What you need to do: Leave out the pictures and restate the rest of the data exactly.

Recorded information:
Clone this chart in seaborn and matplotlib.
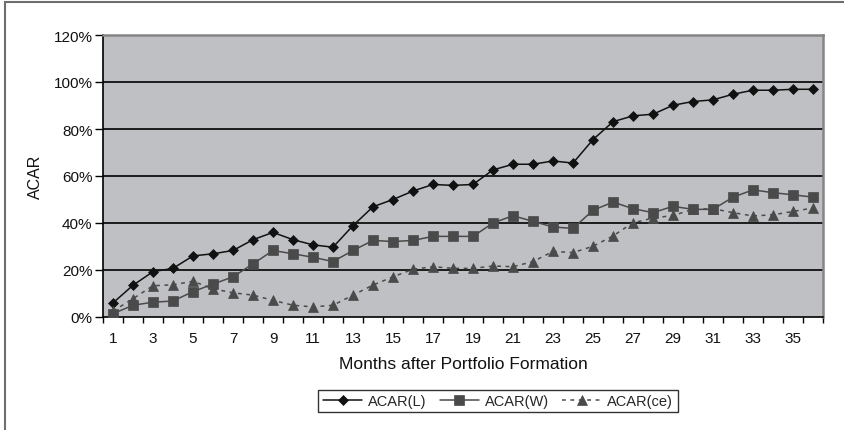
import numpy as np
import pandas as pd
import matplotlib
matplotlib.use("Agg")
import matplotlib.pyplot as plt
from matplotlib.patches import Rectangle
import seaborn as sns

# ---- data ----
months = list(range(1, 37))
acar_l = [6.0, 13.5, 19.3, 20.7, 26.0, 26.9, 28.3, 32.9, 36.0, 32.9, 30.7, 29.7,
          38.9, 46.9, 50.0, 53.6, 56.4, 56.0, 56.4, 62.6, 65.0, 65.0, 66.4, 65.5,
          75.5, 83.1, 85.6, 86.3, 90.1, 91.7, 92.4, 94.8, 96.5, 96.5, 96.9, 96.9]
acar_w = [1.4, 5.0, 6.3, 6.8, 10.8, 14.0, 17.1, 22.6, 28.3, 26.9, 25.4, 23.6,
          28.3, 32.6, 32.1, 32.6, 34.3, 34.3, 34.3, 40.0, 43.1, 40.7, 38.3, 37.7,
          45.4, 48.9, 46.1, 44.4, 47.1, 45.8, 45.8, 51.0, 54.1, 52.9, 52.0, 51.0]
acar_ce = [2.5, 7.8, 13.3, 13.7, 15.2, 12.0, 10.3, 9.3, 7.1, 5.0, 4.3, 5.0,
           9.3, 13.6, 17.1, 20.3, 21.4, 20.7, 20.7, 21.7, 21.4, 23.6, 27.9, 27.4,
           30.1, 34.5, 40.1, 42.1, 43.2, 45.8, 46.1, 44.4, 43.0, 43.5, 44.9, 46.4]
series_names = ["ACAR(L)", "ACAR(W)", "ACAR(ce)"]
x_tick_labels = [str(m) for m in months[::2]]
y_ticks = [0, 20, 40, 60, 80, 100, 120]
y_tick_labels = [f"{v}%" for v in y_ticks]
x_label = "Months after Portfolio Formation"
y_label = "ACAR"

df = pd.DataFrame({
    "month": months * 3,
    "acar": acar_l + acar_w + acar_ce,
    "series": [series_names[0]] * 36 + [series_names[1]] * 36 + [series_names[2]] * 36,
})

sns.set_theme(style="ticks")
plt.rcParams["font.family"] = ["Liberation Sans", "DejaVu Sans"]

W, H = 844, 431
fig = plt.figure(figsize=(W / 100, H / 100), dpi=100)
fig.patch.set_facecolor("white")
ax = fig.add_axes([103 / W, (H - 318) / H, 720 / W, 282 / H])
ax.set_facecolor("#bfc0c4")

styles = {
    "ACAR(L)": dict(color="#111111", marker="D", markersize=5.5, linestyle="-", linewidth=1.1),
    "ACAR(W)": dict(color="#4a4a4a", marker="s", markersize=6.5, linestyle="-", linewidth=1.1),
    "ACAR(ce)": dict(color="#4a4a4a", marker="^", markersize=7, linestyle=(0, (2.5, 3)), linewidth=1.1),
}
for name in series_names:
    st = styles[name]
    sub = df[df["series"] == name]
    sns.lineplot(data=sub, x="month", y="acar", ax=ax, label=name,
                 color=st["color"], marker=st["marker"], markersize=st["markersize"],
                 linestyle=st["linestyle"], linewidth=st["linewidth"],
                 markeredgecolor=st["color"], markerfacecolor=st["color"],
                 markeredgewidth=0.5, zorder=3)

ax.set_xlim(0.5, 36.5)
ax.set_ylim(0, 120)

# gridlines
for v in y_ticks[1:-1]:
    ax.axhline(v, color="black", linewidth=1.2, zorder=1)

# x ticks: marks at category boundaries, labels at odd months
ax.set_xticks(np.arange(0.5, 37, 1))
ax.set_xticklabels([])
ax.set_xticks(months[::2], minor=True)
ax.set_xticklabels(x_tick_labels, minor=True)
ax.tick_params(axis="x", which="major", length=4, width=1, color="black", direction="out")
ax.tick_params(axis="x", which="minor", length=0, pad=10, labelsize=11, labelcolor="#111111")

ax.set_yticks(y_ticks)
ax.set_yticklabels(y_tick_labels)
ax.tick_params(axis="y", length=5.5, width=1, color="black", direction="out", pad=2,
               labelsize=11, labelcolor="#111111")

ax.set_xlabel(x_label, fontsize=12.5, color="#111111", labelpad=8)
ax.set_ylabel(y_label, fontsize=11.5, color="#111111", labelpad=8)

for side in ["left", "bottom"]:
    ax.spines[side].set_color("black")
    ax.spines[side].set_linewidth(1.2)
for side in ["top", "right"]:
    ax.spines[side].set_visible(True)
    ax.spines[side].set_color("#858585")
    ax.spines[side].set_linewidth(1.8)

handles, labels = ax.get_legend_handles_labels()
ax.get_legend().remove()
leg = fig.legend(handles, labels, loc="center", bbox_to_anchor=(498 / W, 29 / H),
                 ncol=3, frameon=True, fancybox=False, fontsize=10.5,
                 handlelength=2.7, columnspacing=0.9, handletextpad=0.4,
                 borderpad=0.3, borderaxespad=0)
leg.get_frame().set_edgecolor("black")
leg.get_frame().set_linewidth(1.0)

# outer chart frame (only top and left visible in the crop)
fig.add_artist(Rectangle((5 / W, -0.2), 1.5, (H - 3) / H + 0.2, transform=fig.transFigure,
                         fill=False, edgecolor="#6e6e6e", linewidth=1.5, clip_on=False))

fig.savefig("out.png", dpi=100, facecolor="white")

The result:
Clone this chart in seaborn and matplotlib.
import numpy as np
import pandas as pd
import matplotlib
matplotlib.use("Agg")
import matplotlib.pyplot as plt
from matplotlib.patches import Rectangle
import seaborn as sns

# ---- data ----
months = list(range(1, 37))
acar_l = [6.0, 13.5, 19.3, 20.7, 26.0, 26.9, 28.3, 32.9, 36.0, 32.9, 30.7, 29.7,
          38.9, 46.9, 50.0, 53.6, 56.4, 56.0, 56.4, 62.6, 65.0, 65.0, 66.4, 65.5,
          75.5, 83.1, 85.6, 86.3, 90.1, 91.7, 92.4, 94.8, 96.5, 96.5, 96.9, 96.9]
acar_w = [1.4, 5.0, 6.3, 6.8, 10.8, 14.0, 17.1, 22.6, 28.3, 26.9, 25.4, 23.6,
          28.3, 32.6, 32.1, 32.6, 34.3, 34.3, 34.3, 40.0, 43.1, 40.7, 38.3, 37.7,
          45.4, 48.9, 46.1, 44.4, 47.1, 45.8, 45.8, 51.0, 54.1, 52.9, 52.0, 51.0]
acar_ce = [2.5, 7.8, 13.3, 13.7, 15.2, 12.0, 10.3, 9.3, 7.1, 5.0, 4.3, 5.0,
           9.3, 13.6, 17.1, 20.3, 21.4, 20.7, 20.7, 21.7, 21.4, 23.6, 27.9, 27.4,
           30.1, 34.5, 40.1, 42.1, 43.2, 45.8, 46.1, 44.4, 43.0, 43.5, 44.9, 46.4]
series_names = ["ACAR(L)", "ACAR(W)", "ACAR(ce)"]
x_tick_labels = [str(m) for m in months[::2]]
y_ticks = [0, 20, 40, 60, 80, 100, 120]
y_tick_labels = [f"{v}%" for v in y_ticks]
x_label = "Months after Portfolio Formation"
y_label = "ACAR"

df = pd.DataFrame({
    "month": months * 3,
    "acar": acar_l + acar_w + acar_ce,
    "series": [series_names[0]] * 36 + [series_names[1]] * 36 + [series_names[2]] * 36,
})

sns.set_theme(style="ticks")
plt.rcParams["font.family"] = ["Liberation Sans", "DejaVu Sans"]

W, H = 844, 431
fig = plt.figure(figsize=(W / 100, H / 100), dpi=100)
fig.patch.set_facecolor("white")
ax = fig.add_axes([103 / W, (H - 318) / H, 720 / W, 282 / H])
ax.set_facecolor("#bfc0c4")

styles = {
    "ACAR(L)": dict(color="#111111", marker="D", markersize=5.5, linestyle="-", linewidth=1.1),
    "ACAR(W)": dict(color="#4a4a4a", marker="s", markersize=6.5, linestyle="-", linewidth=1.1),
    "ACAR(ce)": dict(color="#4a4a4a", marker="^", markersize=7, linestyle=(0, (2.5, 3)), linewidth=1.1),
}
for name in series_names:
    st = styles[name]
    sub = df[df["series"] == name]
    sns.lineplot(data=sub, x="month", y="acar", ax=ax, label=name,
                 color=st["color"], marker=st["marker"], markersize=st["markersize"],
                 linestyle=st["linestyle"], linewidth=st["linewidth"],
                 markeredgecolor=st["color"], markerfacecolor=st["color"],
                 markeredgewidth=0.5, zorder=3)

ax.set_xlim(0.5, 36.5)
ax.set_ylim(0, 120)

# gridlines
for v in y_ticks[1:-1]:
    ax.axhline(v, color="black", linewidth=1.2, zorder=1)

# x ticks: marks at category boundaries, labels at odd months
ax.set_xticks(np.arange(0.5, 37, 1))
ax.set_xticklabels([])
ax.set_xticks(months[::2], minor=True)
ax.set_xticklabels(x_tick_labels, minor=True)
ax.tick_params(axis="x", which="major", length=4, width=1, color="black", direction="out")
ax.tick_params(axis="x", which="minor", length=0, pad=10, labelsize=11, labelcolor="#111111")

ax.set_yticks(y_ticks)
ax.set_yticklabels(y_tick_labels)
ax.tick_params(axis="y", length=5.5, width=1, color="black", direction="out", pad=2,
               labelsize=11, labelcolor="#111111")

ax.set_xlabel(x_label, fontsize=12.5, color="#111111", labelpad=8)
ax.set_ylabel(y_label, fontsize=11.5, color="#111111", labelpad=8)

for side in ["left", "bottom"]:
    ax.spines[side].set_color("black")
    ax.spines[side].set_linewidth(1.2)
for side in ["top", "right"]:
    ax.spines[side].set_visible(True)
    ax.spines[side].set_color("#858585")
    ax.spines[side].set_linewidth(1.8)

handles, labels = ax.get_legend_handles_labels()
ax.get_legend().remove()
leg = fig.legend(handles, labels, loc="center", bbox_to_anchor=(498 / W, 29 / H),
                 ncol=3, frameon=True, fancybox=False, fontsize=10.5,
                 handlelength=2.7, columnspacing=0.9, handletextpad=0.4,
                 borderpad=0.3, borderaxespad=0)
leg.get_frame().set_edgecolor("black")
leg.get_frame().set_linewidth(1.0)

# outer chart frame (only top and left visible in the crop)
fig.add_artist(Rectangle((5 / W, -0.2), 1.5, (H - 3) / H + 0.2, transform=fig.transFigure,
                         fill=False, edgecolor="#6e6e6e", linewidth=1.5, clip_on=False))

fig.savefig("out.png", dpi=100, facecolor="white")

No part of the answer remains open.